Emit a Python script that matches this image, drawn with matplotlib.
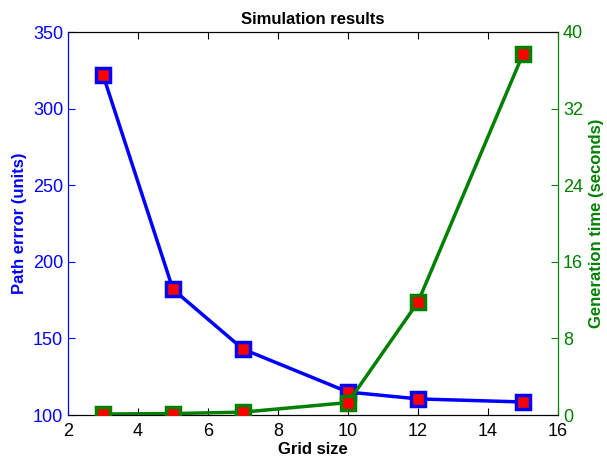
import matplotlib
matplotlib.use('Agg')
import matplotlib.pyplot as plt

grid_size = [3, 5, 7, 10, 12, 15]
path_error = [322, 182, 143, 115, 110.5, 108.5]
gen_time = [0.1, 0.15, 0.3, 1.3, 11.8, 37.7]

plt.rcParams['font.family'] = ['Liberation Sans', 'DejaVu Sans']

fig = plt.figure(figsize=(6.07, 4.61), dpi=100)
ax1 = fig.add_axes([68/607, 1-415/461, 490/607, 383/461])
ax2 = ax1.twinx()

ax1.plot(grid_size, path_error, color='blue', lw=2.5, marker='s', ms=10,
         mfc='red', mec='blue', mew=2.5, zorder=3)
ax2.plot(grid_size, gen_time, color='green', lw=2.5, marker='s', ms=10,
         mfc='red', mec='green', mew=2.5, zorder=3)

ax1.set_xlim(2, 16)
ax1.set_ylim(100, 350)
ax2.set_ylim(0, 40)
ax1.set_xticks(range(2, 17, 2))
ax1.set_yticks(range(100, 351, 50))
ax2.set_yticks(range(0, 41, 8))

for ax in (ax1, ax2):
    ax.tick_params(direction='in', length=5, labelsize=13)
ax1.tick_params(axis='x', top=True, colors='black', pad=6)
ax1.tick_params(axis='y', colors='blue')
ax2.tick_params(axis='y', colors='green')
ax1.spines['left'].set_color('blue')
ax2.spines['left'].set_color('blue')
ax2.spines['right'].set_color('green')
ax1.spines['right'].set_color('green')

ax1.set_xlabel('Grid size', fontsize=12, fontweight='bold', labelpad=1)
ax1.set_ylabel('Path errror (units)', fontsize=12, fontweight='bold', color='blue')
ax2.set_ylabel('Generation time (seconds)', fontsize=12, fontweight='bold', color='green')
ax1.set_title('Simulation results', fontsize=12, fontweight='bold', pad=6)

fig.savefig('out.png', dpi=100)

........

TO BE DONE
Return the material line for line, from its beginning to the line that contains "ax1.spines['right'].set_color('green')", with the pictures left out.

FINAL RESULT
Emit a Python script that matches this image, drawn with matplotlib.
import matplotlib
matplotlib.use('Agg')
import matplotlib.pyplot as plt

grid_size = [3, 5, 7, 10, 12, 15]
path_error = [322, 182, 143, 115, 110.5, 108.5]
gen_time = [0.1, 0.15, 0.3, 1.3, 11.8, 37.7]

plt.rcParams['font.family'] = ['Liberation Sans', 'DejaVu Sans']

fig = plt.figure(figsize=(6.07, 4.61), dpi=100)
ax1 = fig.add_axes([68/607, 1-415/461, 490/607, 383/461])
ax2 = ax1.twinx()

ax1.plot(grid_size, path_error, color='blue', lw=2.5, marker='s', ms=10,
         mfc='red', mec='blue', mew=2.5, zorder=3)
ax2.plot(grid_size, gen_time, color='green', lw=2.5, marker='s', ms=10,
         mfc='red', mec='green', mew=2.5, zorder=3)

ax1.set_xlim(2, 16)
ax1.set_ylim(100, 350)
ax2.set_ylim(0, 40)
ax1.set_xticks(range(2, 17, 2))
ax1.set_yticks(range(100, 351, 50))
ax2.set_yticks(range(0, 41, 8))

for ax in (ax1, ax2):
    ax.tick_params(direction='in', length=5, labelsize=13)
ax1.tick_params(axis='x', top=True, colors='black', pad=6)
ax1.tick_params(axis='y', colors='blue')
ax2.tick_params(axis='y', colors='green')
ax1.spines['left'].set_color('blue')
ax2.spines['left'].set_color('blue')
ax2.spines['right'].set_color('green')
ax1.spines['right'].set_color('green')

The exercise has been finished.